Premier succès
Cet après-midi, j’ai encore pêché en canoë.
C’est la troisième fois, et j’espère avoir acquis un commencement de tactique, au cours des deux sorties précédentes.
Je commence par laisser rôder ma ligne au ras des nénuphars du Golfe. Il s’y trouve des places où il doit y avoir du poisson.
Aujourd’hui il fait encore plus de vent et sous le soleil écrasant je suis idéalement seul, les hommes étant effrayés par la chaleur, et il n’est que 14 heures.
Sous la chaleur de fournaise le Golfe n’est cependant pas sans vie : des poissons sautent assez fréquemment hors de l’eau et très souvent les nymphéas frémissent, agités par des remous qui me donnent bon espoir.
Ce serait le silence n’était-ce les sauts des poissons et le froissement des ailes des libellules amoureuses qui se poursuivent infatigable et obstinées.

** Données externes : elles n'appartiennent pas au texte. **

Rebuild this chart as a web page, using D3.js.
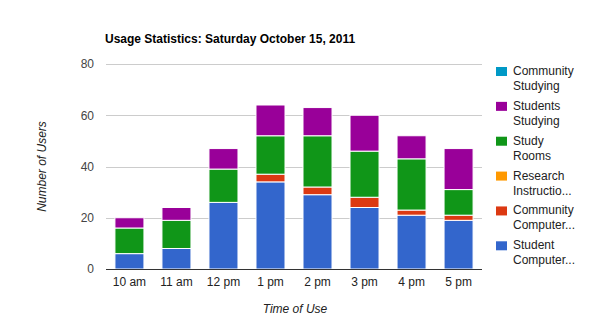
<!DOCTYPE html>
<html>
<head>
<meta charset="utf-8">
<script src="https://cdn.jsdelivr.net/npm/d3@7/dist/d3.min.js"></script>
<style>
  html, body { margin: 0; padding: 0; background: #fff; }
  svg { display: block; font-family: "Liberation Sans", Arial, sans-serif; }
</style>
</head>
<body>
<svg id="chart" width="590" height="332"></svg>
<script>
// Hourly usage counts, one array per series (stacked bottom to top)
const categories = ["10 am", "11 am", "12 pm", "1 pm", "2 pm", "3 pm", "4 pm", "5 pm"];
const studentComputers   = [6, 8, 26, 34, 29, 24, 21, 19];
const communityComputers = [0, 0, 0, 3, 3, 4, 2, 2];
const researchInstruction = [0, 0, 0, 0, 0, 0, 0, 0];
const studyRooms         = [10, 11, 13, 15, 20, 18, 20, 10];
const studentsStudying   = [4, 5, 8, 12, 11, 14, 9, 16];
const communityStudying  = [0, 0, 0, 0, 0, 0, 0, 0];
const yTicks = [0, 20, 40, 60, 80];

const series = [
  { key: "Student Computer...", values: studentComputers, color: "#3366cc" },
  { key: "Community Computer...", values: communityComputers, color: "#dc3912" },
  { key: "Research Instructio...", values: researchInstruction, color: "#ff9900" },
  { key: "Study Rooms", values: studyRooms, color: "#109618" },
  { key: "Students Studying", values: studentsStudying, color: "#990099" },
  { key: "Community Studying", values: communityStudying, color: "#0099c6" }
];

const svg = d3.select("#chart");
const plot = { left: 106, right: 482, top: 64, bottom: 269 };

const x = d3.scaleBand().domain(categories).range([plot.left, plot.right]).paddingInner(0.383).paddingOuter(0.19);
const y = d3.scaleLinear().domain([0, 80]).range([plot.bottom, plot.top]);

// Gridlines
svg.append("g").selectAll("line").data(yTicks.filter(d => d > 0)).join("line")
  .attr("x1", plot.left).attr("x2", plot.right)
  .attr("y1", d => Math.round(y(d)) + 0.5).attr("y2", d => Math.round(y(d)) + 0.5)
  .attr("stroke", "#cccccc").attr("stroke-width", 1);

// Stacked bars
const rows = categories.map((c, i) => {
  const r = { cat: c };
  series.forEach(s => { r[s.key] = s.values[i]; });
  return r;
});
const stacked = d3.stack().keys(series.map(s => s.key))(rows);

svg.append("g").selectAll("g").data(stacked).join("g")
  .attr("fill", (d, i) => series[i].color)
  .selectAll("rect").data(d => d.filter(p => p[1] > p[0])).join("rect")
  .attr("x", d => x(d.data.cat))
  .attr("width", x.bandwidth())
  .attr("y", d => y(d[1]))
  .attr("height", d => y(d[0]) - y(d[1]))
  .attr("stroke", "#ffffff").attr("stroke-width", 1);

// Baseline
svg.append("line")
  .attr("x1", plot.left).attr("x2", plot.right)
  .attr("y1", plot.bottom + 0.5).attr("y2", plot.bottom + 0.5)
  .attr("stroke", "#333333").attr("stroke-width", 1);

// Y axis labels
const yAxis = d3.axisLeft(y).tickValues(yTicks).tickSize(0).tickPadding(0);
svg.append("g").attr("transform", `translate(${plot.left - 12},0)`).call(yAxis)
  .call(g => g.select(".domain").remove())
  .call(g => g.selectAll("text").attr("font-size", 12).attr("fill", "#444444")
    .attr("font-family", "'Liberation Sans', Arial, sans-serif"));

// X axis labels
const xAxis = d3.axisBottom(x).tickSize(0).tickPadding(0);
svg.append("g").attr("transform", `translate(0,${plot.bottom + 8})`).call(xAxis)
  .call(g => g.select(".domain").remove())
  .call(g => g.selectAll("text").attr("font-size", 12).attr("fill", "#222222")
    .attr("font-family", "'Liberation Sans', Arial, sans-serif"));

// Title
svg.append("text").attr("x", 105).attr("y", 43)
  .attr("font-size", 12).attr("font-weight", "bold").attr("fill", "#000")
  .text("Usage Statistics: Saturday October 15, 2011");

// Axis titles
svg.append("text").attr("x", (plot.left + plot.right) / 2 + 1).attr("y", 313)
  .attr("text-anchor", "middle").attr("font-size", 12).attr("font-style", "italic").attr("fill", "#222")
  .text("Time of Use");
svg.append("text")
  .attr("transform", `translate(46,${(plot.top + plot.bottom) / 2}) rotate(-90)`)
  .attr("text-anchor", "middle").attr("font-size", 12).attr("font-style", "italic").attr("fill", "#222")
  .text("Number of Users");

// Legend, listed top-down in reverse stack order
const legendItems = series.slice().reverse();
const legend = svg.append("g").selectAll("g").data(legendItems).join("g")
  .attr("transform", (d, i) => `translate(496,${67 + i * 34.86})`);
legend.append("rect").attr("width", 11).attr("height", 9).attr("fill", d => d.color);
legend.each(function(d) {
  const words = d.key.split(" ");
  const t = d3.select(this).append("text").attr("font-size", 12).attr("fill", "#222");
  words.forEach((w, j) => {
    t.append("tspan").attr("x", 17).attr("y", 8 + j * 15).text(w);
  });
});
</script>
</body>
</html>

Parfois, l’une d’elles, pleines de pensées érotiques, se méprend et se jette sur ma plume qu’elle prend pour quelqu’un de sa race…
Presque aussitôt arrivé je prends une ablette, puis un chevesne assez honorable de 18 à 20cm, puis un autre un peu plus petit.
Le départ me rend audacieux et je m’engage dans la Mer des Sargasses en miniatures que forme les eaux du Golfe aux nénuphars où malgré le vent violent je tends hardiment au milieu des plantes.
J’en serais récompensé par plusieurs accrochages… et un beau gardon de 15 à 20cm, ensuite je vais de l’autre côté de la Pointe Caillouteuse où je ne prends rien.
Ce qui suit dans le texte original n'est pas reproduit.